Today our little baby turns 6 months. I know it’s a cliche’ but, really, time has flown. Two weeks after tasting baby cereal for the first time, she’s having two meals a day (vegetables in the morning and cereals in the afternoon) and she is breastfeeding every three hours instead of the usual two. She has also started waking up less often at night (at long last!). In the past six months she has gone from newborn size in nappies to size 5. Not surprisingly, her clothes are mostly intended for older babies. She now weighs 9 kilos and my massage therapist is having to deal with the consequences of my carrying around all that weight. She has started babbling and her ‘vocabulary’ so far consists of ‘bababa’, ‘rarara’ and ‘dadada’. I keep repeating ‘mamama’ to her but she hasn’t managed that one yet. She can finally sit on her own for longer periods, which means that she can play with more of her toys. Her favourite nursery rhymes right now are Pat a Cake and Horsey Horsey, even though any kind of music gets her excited. She is such a sweet baby, smiling all the time. She’s the perfect little sister to Maia, squealing with delight at whatever the latter does.

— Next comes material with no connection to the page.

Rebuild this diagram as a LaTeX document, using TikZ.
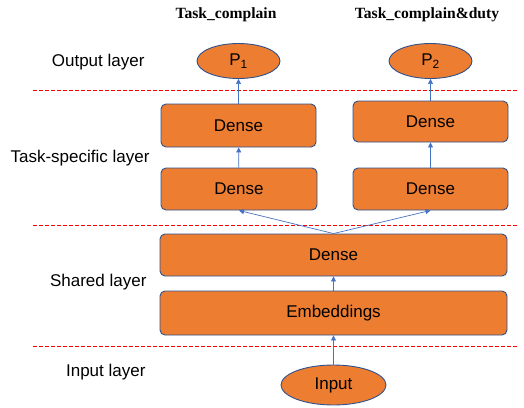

Thanks to all of you who sent messages wishing me well. I was very unwell last week but I feel much better now. Don’t ask me what that was about because I still have no idea. I’m still waiting for some blood test results to come out but I feel fine now. Actually, I’m terribly congested and have a sore throat but I am not that fussed. Anything would be better than how I felt last week.
While I was in my own haze of pain and lethargy, a tragic accident happened on the islands where a neighbour’s son lost his life at 21. I grew up with his mother and the news shocked me. It reminded me how fragile we are and that our time here is limited. So I am constantly reminding myself to let go of negative feelings and to concentrate on the good. I am also trying to pick my battles with Maia…I was losing my temper a bit too often lately. Something else I haven’t been too happy about is my inability to carve out some time for myself. That’s the reason I haven’t written here much. When it all gets too much I think of that young man’s mother and everything fades in comparison.